By default, memory is not be preemptable. To enable memory preemption, specify mem in the value of the PREEMPTABLE_RESOURCES parameter in lsb.params. Then, LSF will preempt on both slots and mem.
Users are permitted to submit jobs with rusage duration on memory. However, rusage duration will not take effect on memory when memory preemption is enabled, and LSF will continue to reserve memory for a job while it resides on a host.
When a job is suspended, it may continue to occupy physical memory. Unless there is another process on the host that can use the memory, the job may not release memory. If LSF launches another job on the host that can use the memory, the OS should start swapping pages of the suspended job out to disk. LSF does not look at swap space as a criteria for preemption.
If a low priority job exceeds memory allocation on a host and a high priority job needs that memory allocation, you cannot get that memory allocation back through preemption.
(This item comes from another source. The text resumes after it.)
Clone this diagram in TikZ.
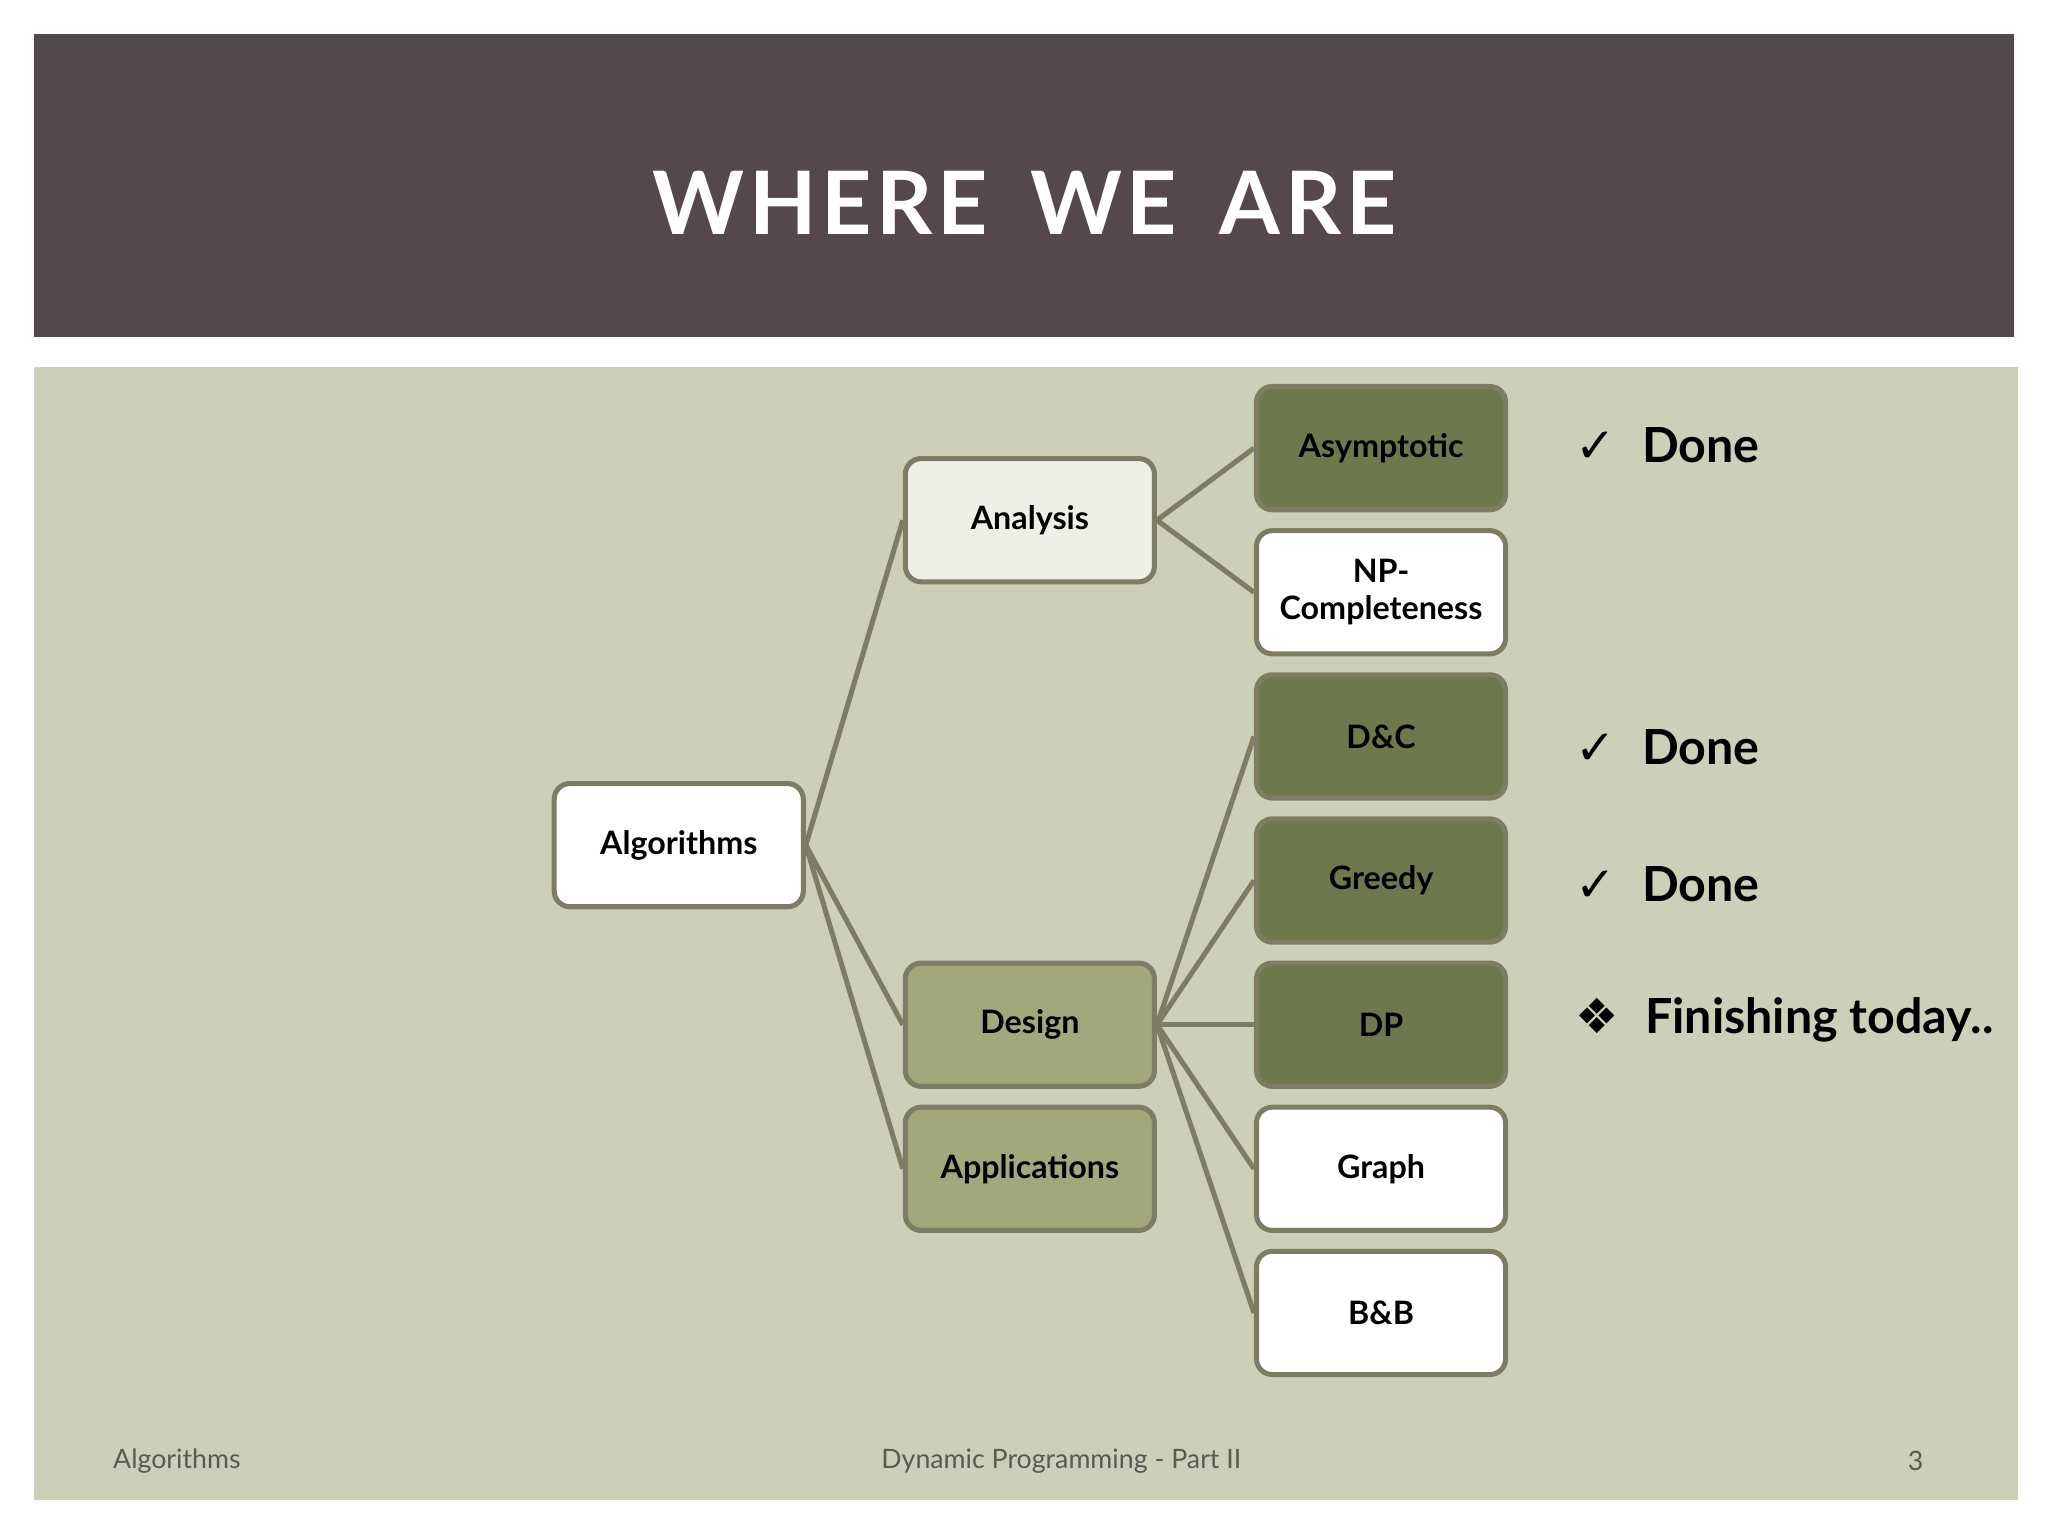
\documentclass[tikz,border=0pt]{standalone}
\usepackage{fontspec}
\setmainfont{Lato}
\newfontfamily\symfont{DejaVu Sans}
\usetikzlibrary{positioning}
\definecolor{titlebar}{HTML}{54484B}
\definecolor{panel}{HTML}{CDD0B8}
\definecolor{boxline}{HTML}{7F7C66}
\definecolor{darkolive}{HTML}{6D784C}
\definecolor{midolive}{HTML}{A0A87C}
\definecolor{paleolive}{HTML}{EEEFE7}
\definecolor{footgray}{HTML}{5A5A50}
\tikzset{topicbox/.style={
    % The shape:
    rectangle, rounded corners=1.2mm,
    % The size:
    minimum width=1.9cm, minimum height=0.94cm,
    % The border:
    line width=1.1pt, draw=boxline,
    fill=white,
    % Font
    font=\fontsize{7}{8}\selectfont\bfseries, align=center, inner sep=1pt
    },
    darkbox/.style={topicbox, fill=darkolive},
    midbox/.style={topicbox, fill=midolive},
    palebox/.style={topicbox, fill=paleolive},
    branch/.style={draw=boxline, line width=1.1pt},
    status/.style={anchor=west, font=\fontsize{10.5}{13}\selectfont\bfseries},
    footer/.style={font=\fontsize{5.8}{7}\selectfont, text=footgray},
}
\begin{document}
\begin{tikzpicture}[x=0.01cm, y=-0.01cm]
    \useasboundingbox (0,0) rectangle (1563,1172);
    \fill[white] (0,0) rectangle (1563,1172);
    \fill[titlebar] (26,26) rectangle (1537,257);
    \fill[panel] (26,280) rectangle (1540,1145);
    \node (title) [text=white, font=\fontsize{19}{22}\selectfont\bfseries] at (782,155)
        {W\kern1ptH\kern1ptE\kern1ptR\kern1ptE\ \ W\kern1ptE\ \ A\kern1ptR\kern1ptE};

    \node (algo)   [topicbox] at (518,645) {Algorithms};
    \node (anal)   [palebox]  at (786,397) {Analysis};
    \node (design) [midbox]   at (786,782) {Design};
    \node (appl)   [midbox]   at (786,892) {Applications};

    \node (asym)  [darkbox]  at (1054,342)  {Asymptotic};
    \node (npc)   [topicbox] at (1054,452)  {NP-\\Completeness};
    \node (dc)    [darkbox]  at (1054,562)  {D\&C};
    \node (greed) [darkbox]  at (1054,672)  {Greedy};
    \node (dp)    [darkbox]  at (1054,782)  {DP};
    \node (graph) [topicbox] at (1054,892)  {Graph};
    \node (bb)    [topicbox] at (1054,1002) {B\&B};

    \foreach \n in {anal,design,appl}
        \draw[branch] (algo.east) -- (\n.west);
    \foreach \n in {asym,npc}
        \draw[branch] (anal.east) -- (\n.west);
    \foreach \n in {dc,greed,dp,graph,bb}
        \draw[branch] (design.east) -- (\n.west);

    \node (s1) [status] at (1190,340) {{\symfont ✓}\hspace{0.2cm}Done};
    \node (s2) [status] at (1190,570) {{\symfont ✓}\hspace{0.2cm}Done};
    \node (s3) [status] at (1190,675) {{\symfont ✓}\hspace{0.2cm}Done};
    \node (s4) [status] at (1190,778) {{\symfont ❖}\hspace{0.2cm}Finishing today..};

    \node (f1) [footer, anchor=west] at (74,1115) {Algorithms};
    \node (f2) [footer] at (810,1115) {Dynamic Programming - Part II};
    \node (f3) [footer] at (1462,1115) {3};
\end{tikzpicture}
\end{document}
For example, suppose that a host has a total of 8 GB memory. A low priority job is submitted, requesting 4 GB memory. However, once the job starts it uses all 8 GB.
A high priority job is submitted that requests 8 GB. LSF sees that there is no memory free on the host. The preemption module calculates that 4 GB memory can be obtained by preempting the low priority job. This is insufficient for the high priority job, so no preemption occurs.